§ **DATASET RECORDS**:
══════
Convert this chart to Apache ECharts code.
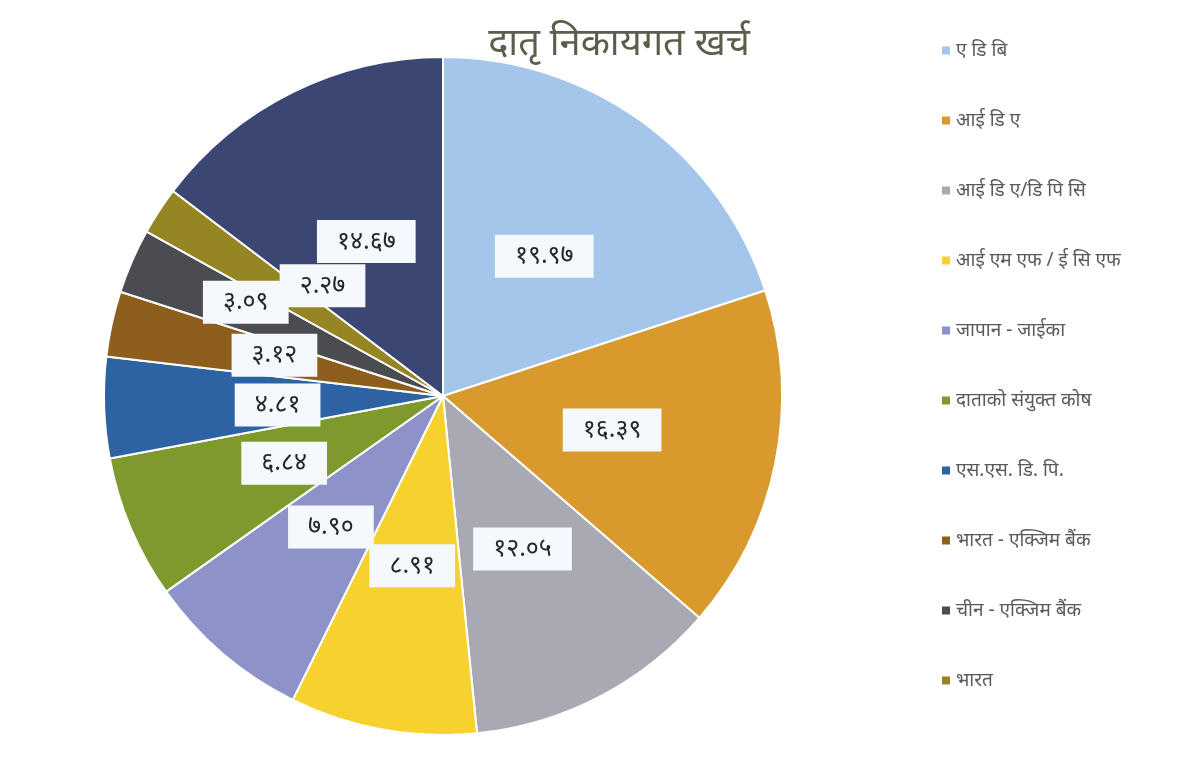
══════
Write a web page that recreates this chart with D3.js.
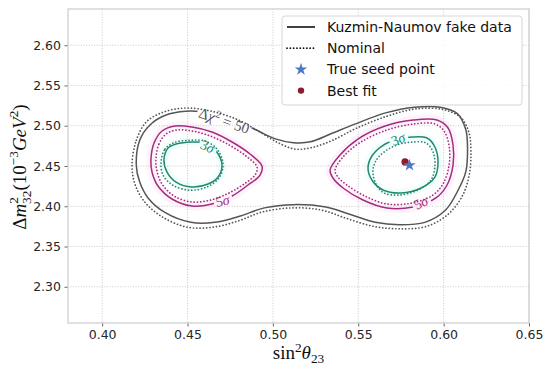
══════
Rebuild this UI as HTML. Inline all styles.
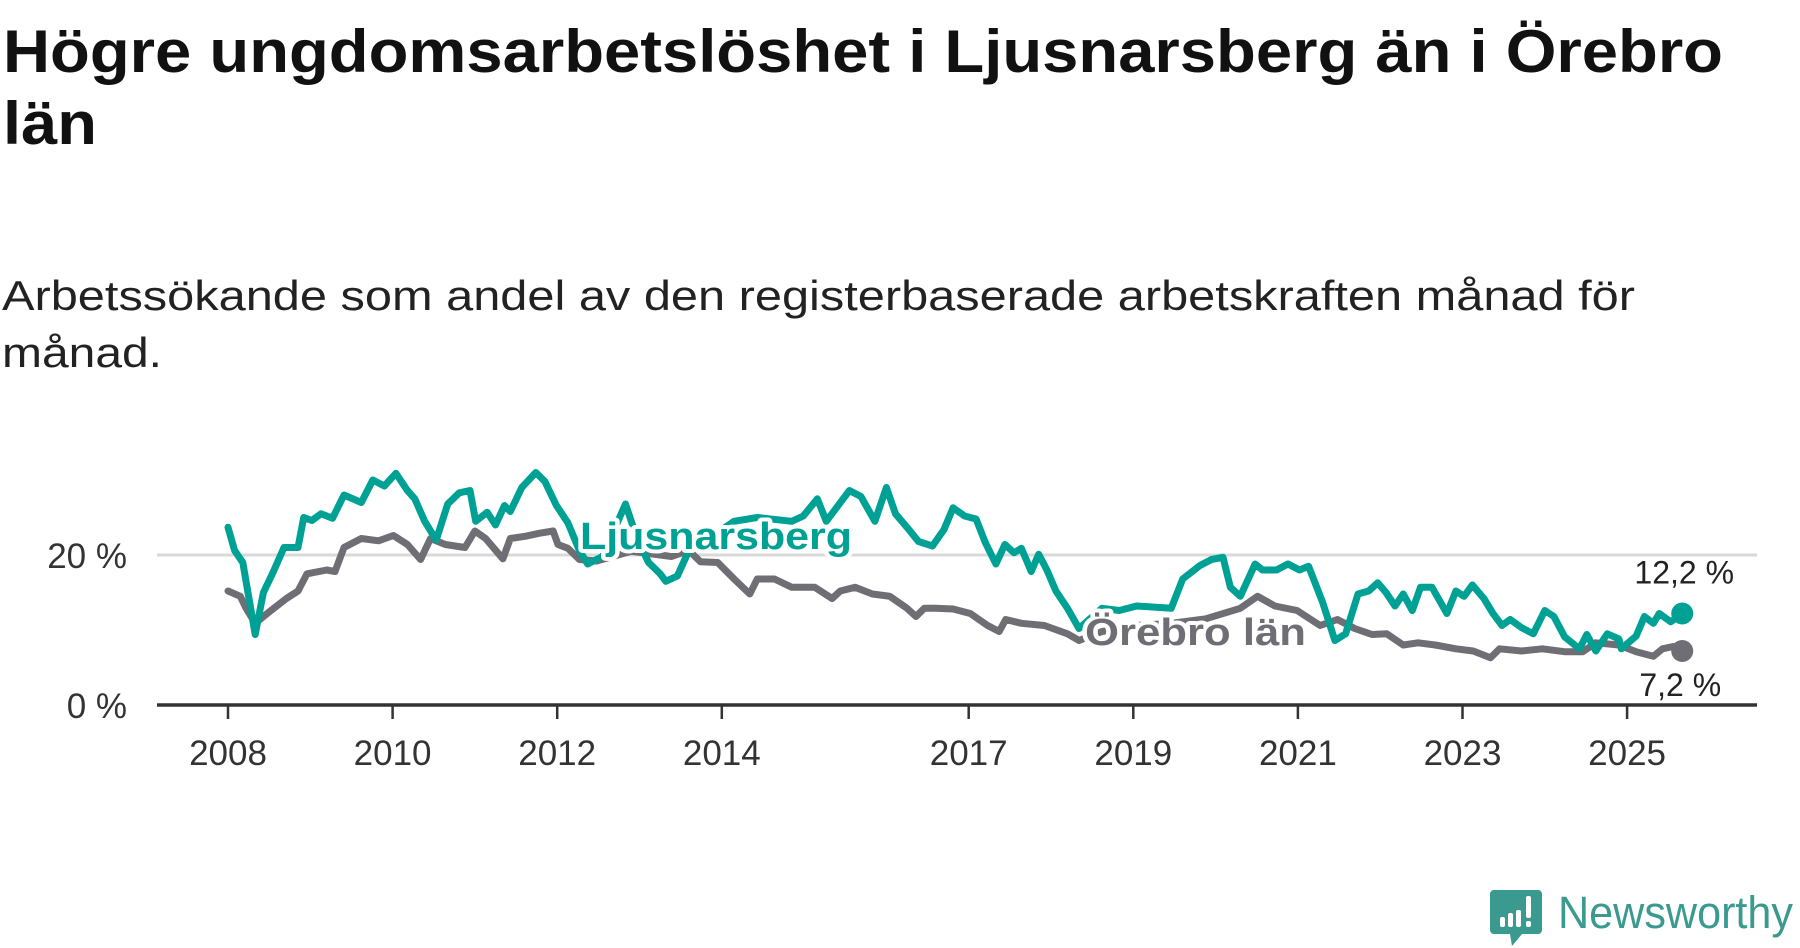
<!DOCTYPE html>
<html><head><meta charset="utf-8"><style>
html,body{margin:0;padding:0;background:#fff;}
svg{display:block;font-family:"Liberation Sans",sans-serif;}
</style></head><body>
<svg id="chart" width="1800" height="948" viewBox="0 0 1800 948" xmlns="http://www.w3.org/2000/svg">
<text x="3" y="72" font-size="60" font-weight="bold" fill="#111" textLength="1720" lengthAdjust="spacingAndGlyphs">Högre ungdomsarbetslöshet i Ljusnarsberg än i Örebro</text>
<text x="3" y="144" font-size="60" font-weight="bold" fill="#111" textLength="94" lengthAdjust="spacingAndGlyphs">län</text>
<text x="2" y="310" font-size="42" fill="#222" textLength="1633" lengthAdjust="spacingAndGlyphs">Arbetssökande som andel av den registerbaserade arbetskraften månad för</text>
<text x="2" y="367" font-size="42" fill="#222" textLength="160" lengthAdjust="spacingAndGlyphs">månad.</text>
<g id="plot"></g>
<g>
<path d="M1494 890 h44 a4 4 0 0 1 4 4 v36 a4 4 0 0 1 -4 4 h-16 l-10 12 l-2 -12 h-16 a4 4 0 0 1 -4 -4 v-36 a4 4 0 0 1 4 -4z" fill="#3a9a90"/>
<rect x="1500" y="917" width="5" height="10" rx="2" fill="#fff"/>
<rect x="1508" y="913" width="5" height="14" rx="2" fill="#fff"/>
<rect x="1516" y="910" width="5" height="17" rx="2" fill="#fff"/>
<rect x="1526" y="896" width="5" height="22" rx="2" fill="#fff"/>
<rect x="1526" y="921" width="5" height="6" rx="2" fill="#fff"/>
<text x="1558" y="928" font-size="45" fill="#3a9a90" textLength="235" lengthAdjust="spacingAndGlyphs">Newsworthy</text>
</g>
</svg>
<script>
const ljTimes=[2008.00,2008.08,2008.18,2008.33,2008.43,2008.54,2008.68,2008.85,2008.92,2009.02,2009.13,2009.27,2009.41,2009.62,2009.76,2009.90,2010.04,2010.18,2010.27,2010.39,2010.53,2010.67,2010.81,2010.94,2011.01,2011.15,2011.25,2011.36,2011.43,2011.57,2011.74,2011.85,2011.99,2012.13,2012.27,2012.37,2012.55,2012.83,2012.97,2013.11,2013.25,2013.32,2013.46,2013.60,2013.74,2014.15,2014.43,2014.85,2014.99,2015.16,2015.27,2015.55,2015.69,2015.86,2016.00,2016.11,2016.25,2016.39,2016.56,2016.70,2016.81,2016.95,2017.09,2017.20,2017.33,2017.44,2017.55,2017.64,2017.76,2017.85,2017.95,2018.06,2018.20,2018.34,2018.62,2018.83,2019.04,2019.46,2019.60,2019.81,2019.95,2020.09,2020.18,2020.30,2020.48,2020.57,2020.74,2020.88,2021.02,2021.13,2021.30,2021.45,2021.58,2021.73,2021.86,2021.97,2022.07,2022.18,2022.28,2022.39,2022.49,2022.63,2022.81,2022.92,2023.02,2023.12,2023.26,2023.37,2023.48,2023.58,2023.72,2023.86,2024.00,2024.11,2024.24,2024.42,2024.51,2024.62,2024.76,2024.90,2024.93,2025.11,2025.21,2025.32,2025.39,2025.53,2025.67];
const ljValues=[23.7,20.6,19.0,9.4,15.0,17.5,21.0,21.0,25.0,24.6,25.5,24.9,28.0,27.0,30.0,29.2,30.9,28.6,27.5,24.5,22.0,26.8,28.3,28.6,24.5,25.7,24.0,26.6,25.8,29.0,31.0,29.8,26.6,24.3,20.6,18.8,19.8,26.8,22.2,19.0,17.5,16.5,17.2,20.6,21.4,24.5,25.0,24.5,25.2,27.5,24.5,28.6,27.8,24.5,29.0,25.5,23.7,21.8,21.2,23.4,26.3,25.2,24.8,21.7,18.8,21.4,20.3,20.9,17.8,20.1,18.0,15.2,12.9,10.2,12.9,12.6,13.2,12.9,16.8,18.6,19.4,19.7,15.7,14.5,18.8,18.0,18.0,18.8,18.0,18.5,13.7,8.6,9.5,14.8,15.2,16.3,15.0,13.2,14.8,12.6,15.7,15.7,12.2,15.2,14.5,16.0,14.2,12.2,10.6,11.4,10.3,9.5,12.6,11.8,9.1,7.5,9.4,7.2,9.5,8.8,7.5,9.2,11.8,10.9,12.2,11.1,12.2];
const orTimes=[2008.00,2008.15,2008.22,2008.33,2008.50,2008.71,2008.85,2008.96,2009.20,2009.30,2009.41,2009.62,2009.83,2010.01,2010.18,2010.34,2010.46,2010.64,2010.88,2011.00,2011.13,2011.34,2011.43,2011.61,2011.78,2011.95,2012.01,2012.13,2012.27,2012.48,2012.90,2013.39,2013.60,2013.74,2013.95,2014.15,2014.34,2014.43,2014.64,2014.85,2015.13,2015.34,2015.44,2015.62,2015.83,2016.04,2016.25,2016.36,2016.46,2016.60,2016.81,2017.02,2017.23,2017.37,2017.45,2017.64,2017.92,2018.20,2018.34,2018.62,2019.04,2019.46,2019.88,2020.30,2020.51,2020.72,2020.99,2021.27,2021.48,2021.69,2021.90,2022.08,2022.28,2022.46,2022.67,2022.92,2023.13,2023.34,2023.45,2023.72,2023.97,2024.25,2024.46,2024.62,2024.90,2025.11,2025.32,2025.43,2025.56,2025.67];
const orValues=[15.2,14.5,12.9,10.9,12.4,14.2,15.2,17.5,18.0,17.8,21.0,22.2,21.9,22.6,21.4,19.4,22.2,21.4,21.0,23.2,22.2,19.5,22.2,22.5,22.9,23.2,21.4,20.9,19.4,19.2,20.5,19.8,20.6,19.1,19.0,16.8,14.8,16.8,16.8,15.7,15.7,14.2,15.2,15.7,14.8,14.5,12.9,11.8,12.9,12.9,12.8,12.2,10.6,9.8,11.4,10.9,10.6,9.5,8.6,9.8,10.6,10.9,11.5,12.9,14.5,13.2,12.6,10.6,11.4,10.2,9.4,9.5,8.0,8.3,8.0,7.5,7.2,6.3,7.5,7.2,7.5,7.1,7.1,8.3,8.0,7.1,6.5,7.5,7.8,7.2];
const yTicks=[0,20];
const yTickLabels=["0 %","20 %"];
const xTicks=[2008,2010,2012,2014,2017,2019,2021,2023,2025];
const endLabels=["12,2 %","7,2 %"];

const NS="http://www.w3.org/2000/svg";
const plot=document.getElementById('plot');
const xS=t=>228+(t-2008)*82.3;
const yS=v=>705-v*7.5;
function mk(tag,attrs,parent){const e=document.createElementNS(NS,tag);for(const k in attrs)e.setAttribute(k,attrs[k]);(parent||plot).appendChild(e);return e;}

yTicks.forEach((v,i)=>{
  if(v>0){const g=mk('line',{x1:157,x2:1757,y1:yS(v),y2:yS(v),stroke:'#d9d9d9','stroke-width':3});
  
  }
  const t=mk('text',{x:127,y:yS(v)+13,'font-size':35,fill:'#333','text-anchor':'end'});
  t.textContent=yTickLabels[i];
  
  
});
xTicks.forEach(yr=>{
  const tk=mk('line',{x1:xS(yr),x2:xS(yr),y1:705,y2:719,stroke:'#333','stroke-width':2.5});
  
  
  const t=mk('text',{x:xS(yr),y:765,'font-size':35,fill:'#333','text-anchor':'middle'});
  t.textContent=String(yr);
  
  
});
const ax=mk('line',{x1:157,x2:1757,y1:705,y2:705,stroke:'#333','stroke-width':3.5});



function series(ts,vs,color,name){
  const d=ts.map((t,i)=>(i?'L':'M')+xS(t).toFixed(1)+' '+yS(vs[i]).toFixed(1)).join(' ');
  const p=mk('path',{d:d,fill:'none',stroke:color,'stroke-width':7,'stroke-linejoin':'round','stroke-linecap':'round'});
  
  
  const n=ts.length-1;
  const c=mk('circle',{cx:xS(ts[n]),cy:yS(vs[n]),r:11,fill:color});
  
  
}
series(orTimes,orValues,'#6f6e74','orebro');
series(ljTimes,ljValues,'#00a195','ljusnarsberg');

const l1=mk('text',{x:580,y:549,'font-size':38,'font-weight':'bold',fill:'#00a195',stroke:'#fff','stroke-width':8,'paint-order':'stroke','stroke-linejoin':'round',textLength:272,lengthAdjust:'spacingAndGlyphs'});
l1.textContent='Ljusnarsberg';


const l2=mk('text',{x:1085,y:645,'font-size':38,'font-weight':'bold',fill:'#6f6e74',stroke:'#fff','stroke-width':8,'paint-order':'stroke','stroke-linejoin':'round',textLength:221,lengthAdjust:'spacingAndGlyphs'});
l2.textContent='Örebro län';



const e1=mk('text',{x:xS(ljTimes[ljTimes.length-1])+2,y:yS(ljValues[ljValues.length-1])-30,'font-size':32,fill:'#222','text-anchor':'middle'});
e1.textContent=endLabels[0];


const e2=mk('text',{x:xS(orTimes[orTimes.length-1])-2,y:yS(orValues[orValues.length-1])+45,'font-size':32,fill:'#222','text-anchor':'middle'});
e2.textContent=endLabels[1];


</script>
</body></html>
══════
§ **GOAL**: In the material above, find each line that contains the word "chart", and select it.

§ **FULL OUTPUT**:
Convert this chart to Apache ECharts code.
Write a web page that recreates this chart with D3.js.
<svg id="chart" width="1800" height="948" viewBox="0 0 1800 948" xmlns="http://www.w3.org/2000/svg">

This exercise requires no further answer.